--- begin Data for the task ---
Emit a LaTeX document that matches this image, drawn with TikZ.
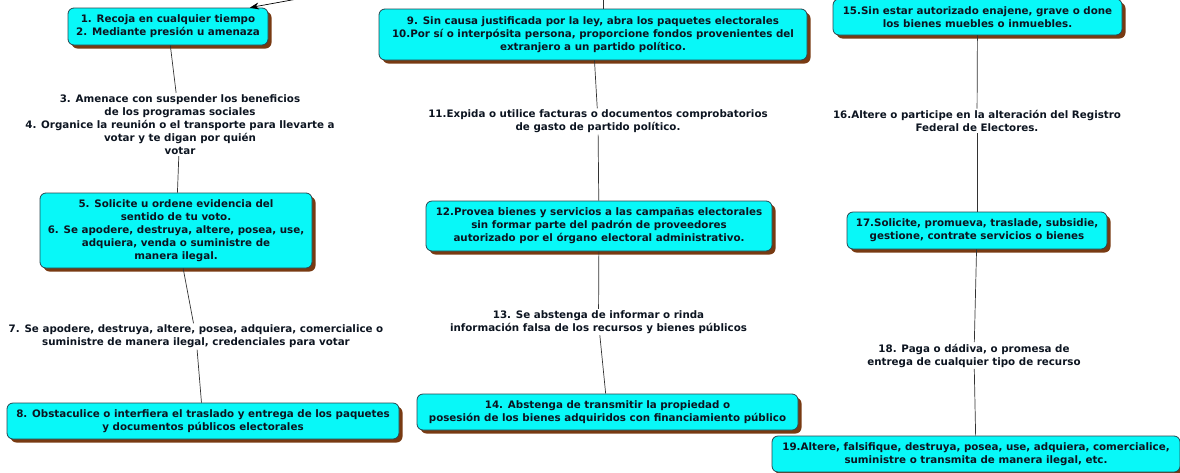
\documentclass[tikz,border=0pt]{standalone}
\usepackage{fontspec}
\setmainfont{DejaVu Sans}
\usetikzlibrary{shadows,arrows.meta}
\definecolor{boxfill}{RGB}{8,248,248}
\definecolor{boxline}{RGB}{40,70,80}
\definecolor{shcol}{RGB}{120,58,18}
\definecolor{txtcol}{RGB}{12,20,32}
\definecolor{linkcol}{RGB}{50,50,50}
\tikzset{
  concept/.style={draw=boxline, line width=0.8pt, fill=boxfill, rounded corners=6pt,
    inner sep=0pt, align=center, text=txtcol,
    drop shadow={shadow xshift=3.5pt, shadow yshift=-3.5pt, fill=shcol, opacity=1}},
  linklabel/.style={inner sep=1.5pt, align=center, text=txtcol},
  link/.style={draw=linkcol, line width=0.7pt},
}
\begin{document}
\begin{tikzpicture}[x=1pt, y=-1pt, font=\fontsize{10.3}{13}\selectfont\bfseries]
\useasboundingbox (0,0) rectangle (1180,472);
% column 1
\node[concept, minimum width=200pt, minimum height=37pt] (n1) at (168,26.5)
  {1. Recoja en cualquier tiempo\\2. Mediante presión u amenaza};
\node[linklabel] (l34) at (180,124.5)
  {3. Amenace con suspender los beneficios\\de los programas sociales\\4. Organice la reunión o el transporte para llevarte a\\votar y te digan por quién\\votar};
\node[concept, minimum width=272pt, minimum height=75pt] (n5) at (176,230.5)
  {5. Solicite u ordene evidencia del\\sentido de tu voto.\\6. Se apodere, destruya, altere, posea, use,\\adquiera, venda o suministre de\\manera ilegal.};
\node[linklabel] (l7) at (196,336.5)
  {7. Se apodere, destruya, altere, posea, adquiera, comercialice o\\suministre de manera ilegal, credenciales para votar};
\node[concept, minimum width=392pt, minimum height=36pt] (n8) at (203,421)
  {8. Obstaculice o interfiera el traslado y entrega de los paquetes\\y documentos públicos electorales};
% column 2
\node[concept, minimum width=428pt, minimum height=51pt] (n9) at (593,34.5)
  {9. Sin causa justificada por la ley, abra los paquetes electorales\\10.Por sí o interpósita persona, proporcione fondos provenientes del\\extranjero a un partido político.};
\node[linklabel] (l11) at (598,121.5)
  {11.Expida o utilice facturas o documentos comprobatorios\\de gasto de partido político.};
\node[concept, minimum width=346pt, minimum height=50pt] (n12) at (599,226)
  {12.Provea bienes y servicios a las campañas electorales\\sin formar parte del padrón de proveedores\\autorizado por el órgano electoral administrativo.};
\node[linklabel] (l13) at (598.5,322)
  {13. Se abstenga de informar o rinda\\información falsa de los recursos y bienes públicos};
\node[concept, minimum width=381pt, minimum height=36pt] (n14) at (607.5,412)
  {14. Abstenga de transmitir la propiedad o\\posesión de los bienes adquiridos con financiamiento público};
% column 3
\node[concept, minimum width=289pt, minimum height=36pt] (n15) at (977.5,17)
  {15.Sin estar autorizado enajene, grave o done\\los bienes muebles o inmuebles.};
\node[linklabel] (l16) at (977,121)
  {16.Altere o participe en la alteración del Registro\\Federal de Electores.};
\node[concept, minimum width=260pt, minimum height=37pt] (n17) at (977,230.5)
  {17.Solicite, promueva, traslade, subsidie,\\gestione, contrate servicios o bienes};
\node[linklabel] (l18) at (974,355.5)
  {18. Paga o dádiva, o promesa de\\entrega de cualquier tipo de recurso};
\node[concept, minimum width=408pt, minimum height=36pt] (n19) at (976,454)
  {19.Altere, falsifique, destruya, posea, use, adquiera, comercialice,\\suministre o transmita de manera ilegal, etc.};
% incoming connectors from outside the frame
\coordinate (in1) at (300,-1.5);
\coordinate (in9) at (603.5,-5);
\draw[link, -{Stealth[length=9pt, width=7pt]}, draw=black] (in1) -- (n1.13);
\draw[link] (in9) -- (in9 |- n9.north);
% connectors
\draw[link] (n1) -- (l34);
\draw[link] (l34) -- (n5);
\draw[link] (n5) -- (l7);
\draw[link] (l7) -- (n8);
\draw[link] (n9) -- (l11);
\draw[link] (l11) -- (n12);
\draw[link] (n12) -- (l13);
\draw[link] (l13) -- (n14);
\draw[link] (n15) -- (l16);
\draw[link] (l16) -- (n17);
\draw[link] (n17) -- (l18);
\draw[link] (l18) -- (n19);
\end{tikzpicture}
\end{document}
--- end Data for the task ---
--- begin Data for the task ---
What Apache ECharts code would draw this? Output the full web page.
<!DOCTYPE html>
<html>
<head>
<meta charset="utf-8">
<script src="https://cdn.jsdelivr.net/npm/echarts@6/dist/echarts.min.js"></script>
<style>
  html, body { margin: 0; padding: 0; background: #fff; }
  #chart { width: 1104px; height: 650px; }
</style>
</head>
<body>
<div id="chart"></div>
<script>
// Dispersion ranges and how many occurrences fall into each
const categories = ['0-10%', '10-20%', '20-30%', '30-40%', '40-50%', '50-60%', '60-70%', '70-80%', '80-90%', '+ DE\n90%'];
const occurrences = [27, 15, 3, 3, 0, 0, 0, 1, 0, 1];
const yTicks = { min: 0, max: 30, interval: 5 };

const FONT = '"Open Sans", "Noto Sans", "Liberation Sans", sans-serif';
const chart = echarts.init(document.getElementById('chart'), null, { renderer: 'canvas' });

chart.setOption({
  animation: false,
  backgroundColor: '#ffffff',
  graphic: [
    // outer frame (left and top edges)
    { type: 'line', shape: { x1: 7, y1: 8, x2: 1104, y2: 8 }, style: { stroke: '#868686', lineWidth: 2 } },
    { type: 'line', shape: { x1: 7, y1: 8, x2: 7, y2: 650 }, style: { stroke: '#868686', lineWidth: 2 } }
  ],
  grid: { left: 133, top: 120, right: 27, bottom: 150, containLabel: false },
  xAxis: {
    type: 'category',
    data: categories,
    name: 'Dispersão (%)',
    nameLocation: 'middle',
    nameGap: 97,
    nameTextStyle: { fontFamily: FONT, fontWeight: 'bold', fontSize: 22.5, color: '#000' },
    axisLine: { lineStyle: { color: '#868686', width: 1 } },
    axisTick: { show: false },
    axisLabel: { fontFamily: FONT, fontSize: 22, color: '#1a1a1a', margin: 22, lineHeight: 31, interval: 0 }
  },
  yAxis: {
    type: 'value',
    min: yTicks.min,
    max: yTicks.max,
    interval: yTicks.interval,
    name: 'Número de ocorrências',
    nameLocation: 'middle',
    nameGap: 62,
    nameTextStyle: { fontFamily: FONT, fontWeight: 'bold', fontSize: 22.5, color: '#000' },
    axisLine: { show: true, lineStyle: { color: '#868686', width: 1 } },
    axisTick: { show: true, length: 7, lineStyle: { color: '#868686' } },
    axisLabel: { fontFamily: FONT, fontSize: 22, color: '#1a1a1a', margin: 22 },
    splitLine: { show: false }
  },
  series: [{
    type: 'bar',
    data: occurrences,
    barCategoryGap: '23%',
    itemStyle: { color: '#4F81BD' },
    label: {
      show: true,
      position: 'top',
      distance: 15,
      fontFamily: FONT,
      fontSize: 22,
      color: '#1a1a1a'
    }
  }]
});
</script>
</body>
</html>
--- end Data for the task ---
Copy each line of the listing that holds the word "this".

- [Result]:
Emit a LaTeX document that matches this image, drawn with TikZ.
What Apache ECharts code would draw this? Output the full web page.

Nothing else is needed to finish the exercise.